The Obama pick worked at Citi from 2006 until he joined Hillary Clinton’s State Department in January 2009, rising to chief operating officer of the bailed-out bank’s Alternative Investments unit, a Citi division that engaged in proprietary trading and invested in hedge funds and private equity groups. The Huffington Post reported in July that Lew’s unit invested in a hedge fund king who made billions correctly predicting that U.S. homeowners would not be able to make their mortgage payments.
Lew made millions at Citi, including a bonus of nearly $950,000 in 2009 just a few months after the bank received billions of dollars in a taxpayer rescue, according to disclosure forms filed with the federal government.
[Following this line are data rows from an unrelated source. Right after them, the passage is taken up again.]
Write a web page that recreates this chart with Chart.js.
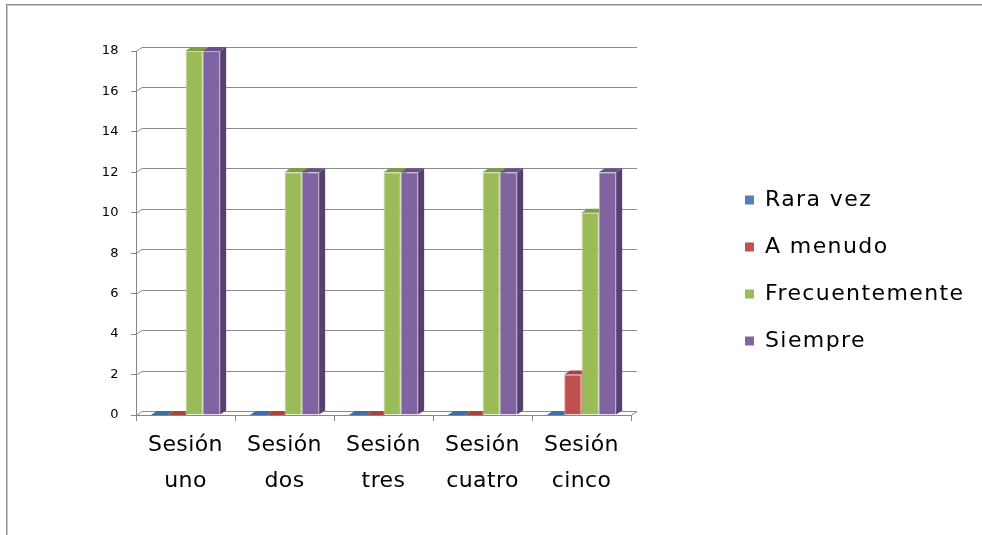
<!DOCTYPE html>
<html>
<head>
<meta charset="utf-8">
<script src="https://cdn.jsdelivr.net/npm/chart.js@4/dist/chart.umd.min.js"></script>
<style>
  html, body { margin: 0; padding: 0; background: #fff; }
  #wrap { position: relative; width: 982px; height: 535px; }
  #frame { position: absolute; left: 6px; top: 4px; right: 0; bottom: 0;
           border-top: 1px solid #8e8e8e; border-left: 1px solid #8e8e8e;
           box-shadow: inset 1px 1px 0 #c8c8c8; pointer-events: none; }
  canvas { display: block; }
</style>
</head>
<body>
<div id="wrap">
  <canvas id="c" width="982" height="535"></canvas>
  <div id="frame"></div>
</div>
<script>
// ---- data ----
const categories = [['Sesión', 'uno'], ['Sesión', 'dos'], ['Sesión', 'tres'], ['Sesión', 'cuatro'], ['Sesión', 'cinco']];
const seriesNames = ['Rara vez', 'A menudo', 'Frecuentemente', 'Siempre'];
const raraVez = [0, 0, 0, 0, 0];
const aMenudo = [0, 0, 0, 0, 2];
const frecuentemente = [18, 12, 12, 12, 10];
const siempre = [18, 12, 12, 12, 12];
const yMin = 0, yMax = 18, yStep = 2;

// ---- styles ----
const frontColors = ['#4F81BD', '#C0504D', '#9BBB59', '#8064A2'];
const edgeColors  = ['#a7c0de', '#e0a7a6', '#cddcac', '#bfb1d0'];
const topColors   = ['#3f6ea6', '#a8423f', '#7f9c45', '#6a5088'];
const sideColors  = ['#34598a', '#8c3633', '#6a8438', '#574070'];
const DX = 6, DY = 4;
const LEGEND_LEFT = 720;

Chart.defaults.font.family = "'DejaVu Sans', sans-serif";
Chart.defaults.color = '#000';

const seriesValues = [raraVez, aMenudo, frecuentemente, siempre];

const threeD = {
  id: 'threeD',
  afterLayout(chart) {
    const lg = chart.legend;
    if (lg) {
      lg.left = LEGEND_LEFT;
      lg.right = chart.width;
      lg.width = lg.right - lg.left;
    }
  },
  beforeDraw(chart) { chart.ctx.letterSpacing = '1.4px'; },
  beforeDatasetsDraw(chart) {
    const ctx = chart.ctx;
    ctx.letterSpacing = '0.4px';
    const { left, right } = chart.chartArea;
    const ys = chart.scales.y;
    ctx.save();
    ctx.strokeStyle = '#8c8c8c';
    ctx.lineWidth = 1;
    ys.ticks.forEach(t => {
      const y = Math.round(ys.getPixelForValue(t.value)) + 0.5;
      ctx.beginPath();
      ctx.moveTo(left, y);
      ctx.lineTo(left + DX, y - DY);
      ctx.lineTo(right + DX, y - DY);
      if (t.value === yMin) ctx.lineTo(right, y);
      ctx.stroke();
    });
    chart.data.datasets.forEach((ds, i) => {
      const meta = chart.getDatasetMeta(i);
      meta.data.forEach(bar => {
        const { x, y, base, width } = bar.getProps(['x', 'y', 'base', 'width'], true);
        const l = x - width / 2, r = x + width / 2;
        ctx.fillStyle = topColors[i];
        ctx.beginPath();
        ctx.moveTo(l, y);
        ctx.lineTo(l + DX, y - DY);
        ctx.lineTo(r + DX, y - DY);
        ctx.lineTo(r, y);
        ctx.closePath();
        ctx.fill();
        ctx.fillStyle = sideColors[i];
        ctx.beginPath();
        ctx.moveTo(r, y);
        ctx.lineTo(r + DX, y - DY);
        ctx.lineTo(r + DX, base - DY);
        ctx.lineTo(r, base);
        ctx.closePath();
        ctx.fill();
      });
    });
    ctx.restore();
  }
};

const datasets = seriesNames.map((name, i) => ({
  label: name,
  data: seriesValues[i],
  backgroundColor: frontColors[i],
  borderColor: edgeColors[i],
  borderWidth: 1,
  yAxisID: 'y',
  categoryPercentage: 0.7,
  barPercentage: 1.0
}));

new Chart(document.getElementById('c'), {
  type: 'bar',
  data: { labels: categories, datasets },
  plugins: [threeD],
  options: {
    responsive: false,
    animation: false,
    layout: { padding: { left: 10, right: 144, top: 51, bottom: 45 } },
    plugins: {
      tooltip: { enabled: false },
      legend: {
        position: 'right',
        align: 'center',
        labels: {
          boxWidth: 9,
          boxHeight: 9,
          padding: 25,
          color: '#000',
          font: { size: 22 },
          generateLabels: (chart) => Chart.defaults.plugins.legend.labels.generateLabels(chart)
            .map(l => Object.assign(l, { lineWidth: 0, strokeStyle: l.fillStyle }))
        }
      }
    },
    scales: {
      x: {
        offset: true,
        grid: { display: true, offset: true, drawOnChartArea: false, drawTicks: true, tickLength: 6, color: '#868686' },
        border: { display: true, color: '#868686' },
        ticks: { z: 1, autoSkip: false, maxRotation: 0, padding: 7, color: '#000', font: { size: 22, lineHeight: 1.6 } },
        afterFit(s) { s.height = 75; }
      },
      y: {
        min: yMin, max: yMax,
        ticks: { z: 1, stepSize: yStep, padding: 12, color: '#000', font: { size: 13 } },
        grid: { display: true, drawOnChartArea: false, drawTicks: true, tickLength: 5, color: '#868686' },
        border: { display: true, color: '#868686' },
        afterFit(s) { s.width = 126; }
      }
    }
  }
});
</script>
</body>
</html>
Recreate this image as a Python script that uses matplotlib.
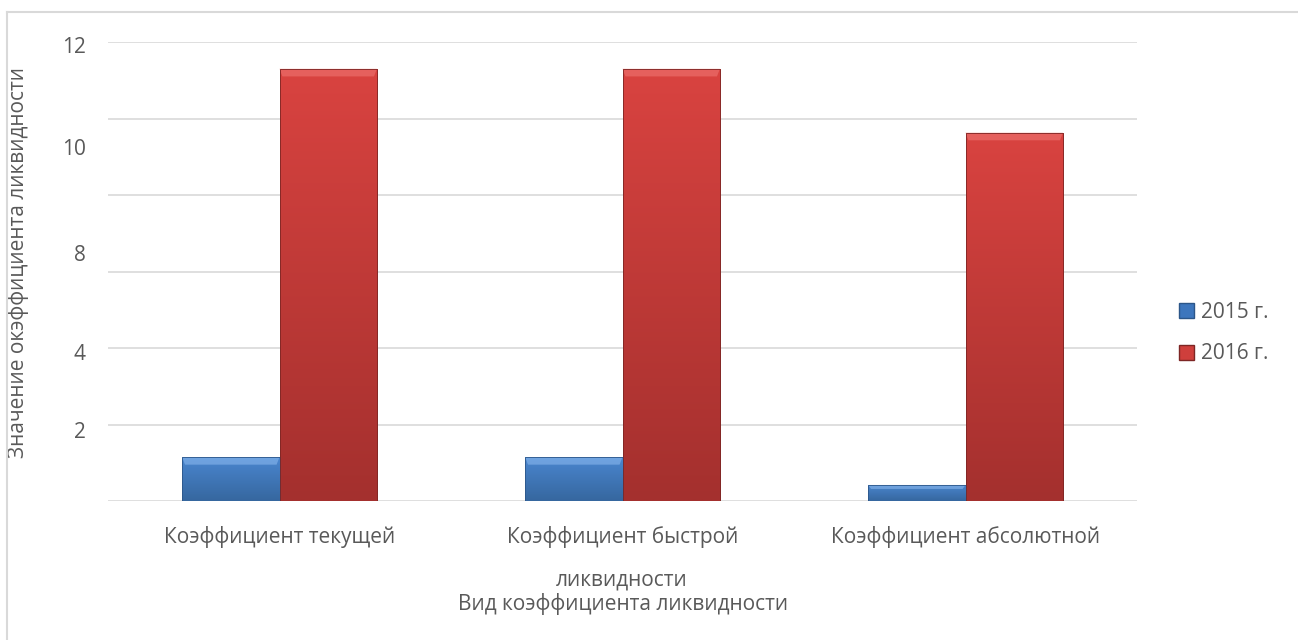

The bank is still partly owned by taxpayers.
During two separate hearings last Thursday, neither the Senate’s Budget Committee nor its Homeland Security and Governmental Affairs Committee bothered to ask a single question about Lew’s tenure at Citigroup, transcripts of the proceedings show.
The White House declined to clarify Lew’s remarks from last week, instead writing in an e-mail that "Mr. Lew gave a nuanced and thoughtful answer to a question on a matter on which he, admittedly, is not an expert," said Kenneth Baer, communications director for OMB.
While experts agree on most of the several factors that led to the crisis, there remains some debate over the particulars. The causes of the collapse are the subject of an independent commission created by Congress to investigate the roots of the financial crisis. The FCIC’s report is due in December.
And Lew, a longtime public servant, spent just a few years on Wall Street. He also was testifying before Congress, so he may have wanted to be extra cautious when answering questions he may have
been unsure of.But when it comes to the financial crisis and the role played by deregulation, there appears to be little disagreement among members of the Democratic Party.